Prompt: Each line of the listing that contains the word "code" is to be copied.

Dataset content:
§ §

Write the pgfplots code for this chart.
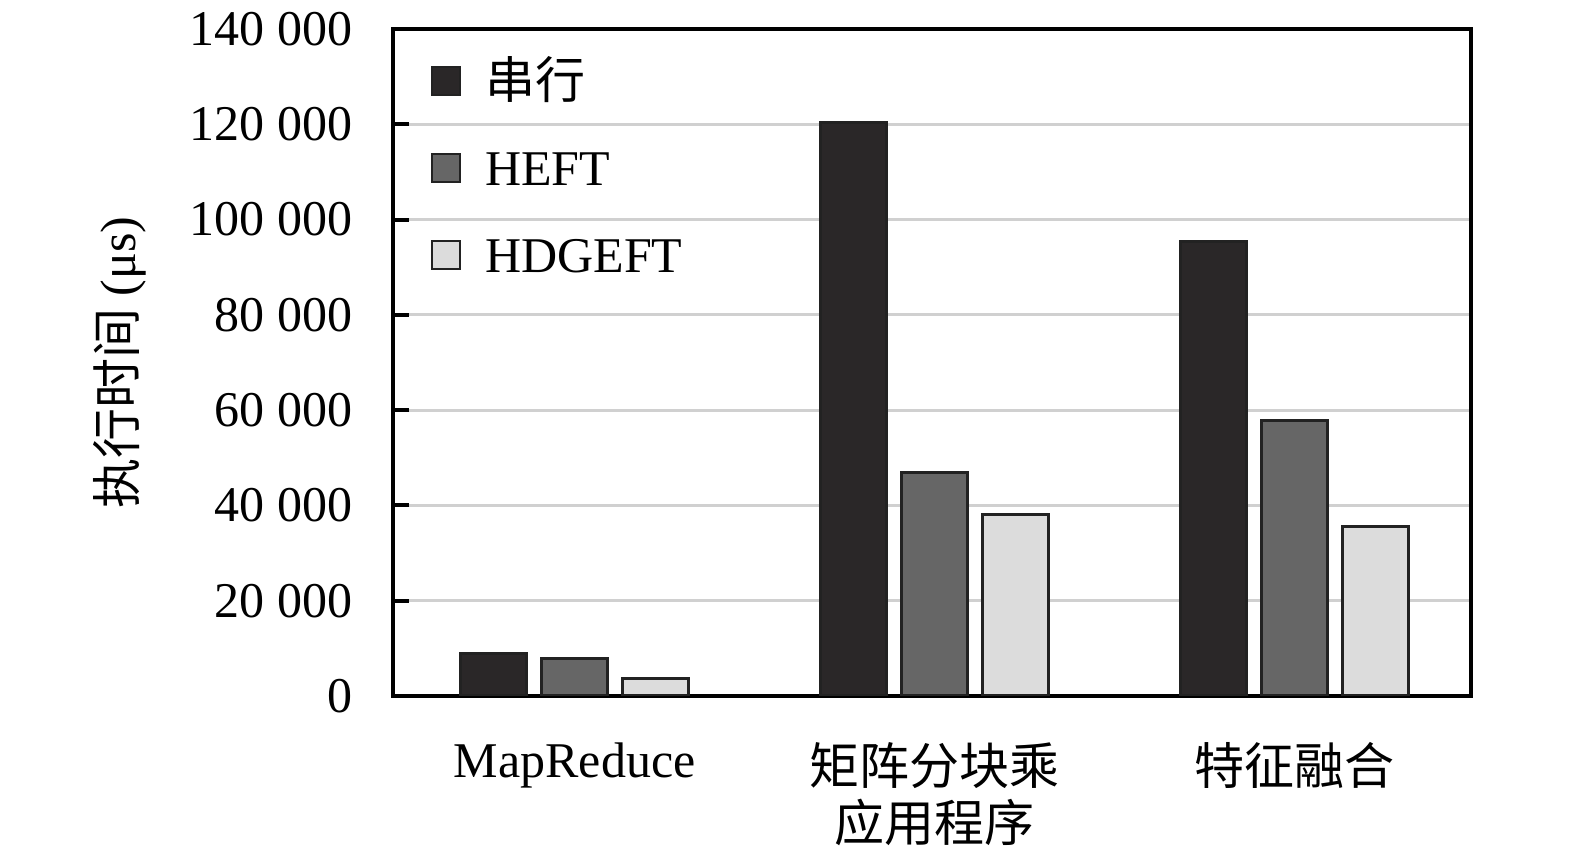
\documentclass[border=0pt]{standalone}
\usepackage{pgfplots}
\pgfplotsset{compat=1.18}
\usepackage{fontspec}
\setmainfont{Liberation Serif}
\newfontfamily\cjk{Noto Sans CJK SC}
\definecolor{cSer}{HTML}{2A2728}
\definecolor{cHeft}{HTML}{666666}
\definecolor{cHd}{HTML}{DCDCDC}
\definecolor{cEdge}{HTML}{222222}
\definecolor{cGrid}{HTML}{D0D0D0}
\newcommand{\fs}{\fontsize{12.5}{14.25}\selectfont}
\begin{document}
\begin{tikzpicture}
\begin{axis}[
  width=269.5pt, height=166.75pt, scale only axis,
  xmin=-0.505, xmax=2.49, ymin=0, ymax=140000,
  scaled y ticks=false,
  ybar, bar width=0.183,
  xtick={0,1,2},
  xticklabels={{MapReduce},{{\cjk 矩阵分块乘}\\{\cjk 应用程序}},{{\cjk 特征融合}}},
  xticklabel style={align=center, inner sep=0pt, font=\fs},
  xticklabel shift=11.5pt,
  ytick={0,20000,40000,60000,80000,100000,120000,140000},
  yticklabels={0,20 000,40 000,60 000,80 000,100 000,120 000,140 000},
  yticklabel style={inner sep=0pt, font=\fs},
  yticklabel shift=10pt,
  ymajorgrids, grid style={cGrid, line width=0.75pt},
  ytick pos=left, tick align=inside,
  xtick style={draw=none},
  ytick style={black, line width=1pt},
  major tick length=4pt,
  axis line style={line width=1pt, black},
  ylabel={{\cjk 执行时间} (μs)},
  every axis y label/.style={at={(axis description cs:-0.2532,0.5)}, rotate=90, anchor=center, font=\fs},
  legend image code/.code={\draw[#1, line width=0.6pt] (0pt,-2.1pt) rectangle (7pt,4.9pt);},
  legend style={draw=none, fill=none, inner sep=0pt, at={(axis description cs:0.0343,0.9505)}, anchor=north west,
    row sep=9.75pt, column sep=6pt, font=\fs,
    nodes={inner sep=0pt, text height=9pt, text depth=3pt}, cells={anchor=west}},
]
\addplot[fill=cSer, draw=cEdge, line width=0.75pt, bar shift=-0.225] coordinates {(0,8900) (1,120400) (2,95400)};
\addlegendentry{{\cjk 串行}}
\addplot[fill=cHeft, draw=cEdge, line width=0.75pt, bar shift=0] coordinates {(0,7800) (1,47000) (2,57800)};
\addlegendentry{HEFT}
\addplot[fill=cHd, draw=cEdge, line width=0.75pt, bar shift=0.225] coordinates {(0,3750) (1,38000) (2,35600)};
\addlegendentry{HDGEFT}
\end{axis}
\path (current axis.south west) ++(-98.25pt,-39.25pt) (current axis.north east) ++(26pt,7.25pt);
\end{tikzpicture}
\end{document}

§ §

Reply to the task:
Write the pgfplots code for this chart.
  legend image code/.code={\draw[#1, line width=0.6pt] (0pt,-2.1pt) rectangle (7pt,4.9pt);},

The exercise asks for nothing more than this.